AUTHOR: ZAHRAH NASIR
PUBLICATIONS: NULL
DATED: NULL
The current exhibition of pantings by renowned artist, Meher Afroz, at Chawkandi Art Gallery, Clifton, is well worth dropping in on for those with an experience in mind.The 26 exhibits, collectively titled Niche Series, represent over one years hard work for an artist who is growing from strength to strength with the passage of time.
Other artists may stymie, go stale or simply get stuck in a conservative rut with sales targets as their main aim in life but not so Meher whose mythologically expressionistic work is far from the mainstream of the commercial crowd.
This is not to say that the artist`s work doesnt sell, it most certainly does and enthusiastic purchasers had already placed orders for her latest work at least one week prior to the opening night.
Niche Series encompasses a fascinating range of extremely tactile acrylic paintings, painstakingly executed on wood through an amazing variety of highly emotive methods and imagery.
The overall effect of the pieces immediately conjures an illusion to antiquated Russian icons to mind but, on closer inspection, it becomes apparent that this is not a realistic comparison at all. Mehers work is far too different for such simple analogies to be applicable. The Niche Series is a natural progression from her two previous landmark exhibitions. Masks and Puppets (1987) and Amulel Series (1994).
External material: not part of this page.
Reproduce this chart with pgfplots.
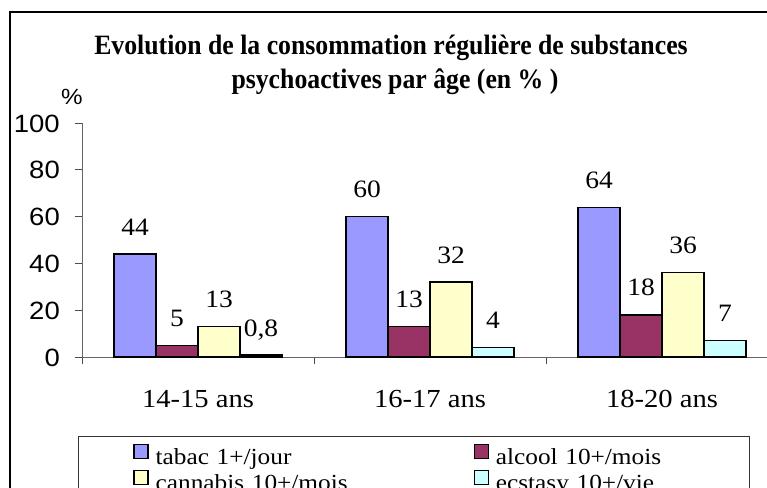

Masks and Puppets concentrated on the way humankind often hides personal truths behind more socially acceptable masks, different ones for different occasions and depicted people merely as puppets dancing to dictated tunes. The memorable Amulet Series was shaped by the artists perception of the changing system of values, leading to spiritual bankruptcy of a type she feels is fast becoming predominant in this modern world.
Now, three years later, Mehers work expresses the fact that she is continuing to delve into her own sub consciousness and into a sense of historical perspective in an unquenchable thirst for knowledge and truth.
Working through layer upon layer of harmonious colours, no doubt blistering her sensitive fingers badly in the process, she has skilfully created cosmic illusions, timeless and weightless which encourages the spirit to soar free even if the body itself has limited access to freedom of with upward or outward mobility.
The intricately worked wooden panels, (Lasani wood for those who are interested), often appear to be rather overcrowded with fine detail but if one takes the time to scrutinise them microscopically then it becomes clear that each depiction, be it a person, a deeply etched line, a tree or whatever, all have a complementary role to play in the final momentous result.
Anguish, tenseness, pensiveness, longing and wonder all find a responsive echo in the faces and figures, largely female, central to the theme running like an elusive thread through, across, and up and down the intriguing imagery used by this master crafts lady.
Mythological overtones creep in here and there, hearkening the viewer backwards towards a tantalising taste of the subcontinents ancient and not so ancient history. A simplistic walking sun, such as a child may draw, outlines of stylised fish for good luck and linear land and sky capes tease the imagination and heighten the perceptive senses, provoking complex thought patterns more usually glossed over.
The juxtaposition of four, possibly window panes, in the lower section of one panel, one containing a sun, another a crescent moon, a third a face and a fourth a figure, each in the delicate yellows and greens of a spring day, uphold a midnight blue universe with yet another sun or planet, stars and streaks of light suggesting the global beauty and fantasy which is cosmic nature.
Wherever one looks there is always the sun, always natural elements and always a pointer towards viewing our mystical world as a whole. Even the borders of the paintings have been worked, etched and scratched through numerous layers of colour to either plainly show, or abstractly hint at, the layers of life coexistent at the exact same moment in time and space.
Mehers present work jolts viewers out of their complacency and offers a unique insight into a world we really dont know at all! The exhibition runs from March 11th to March 20th at Chawkandi Art Gallery.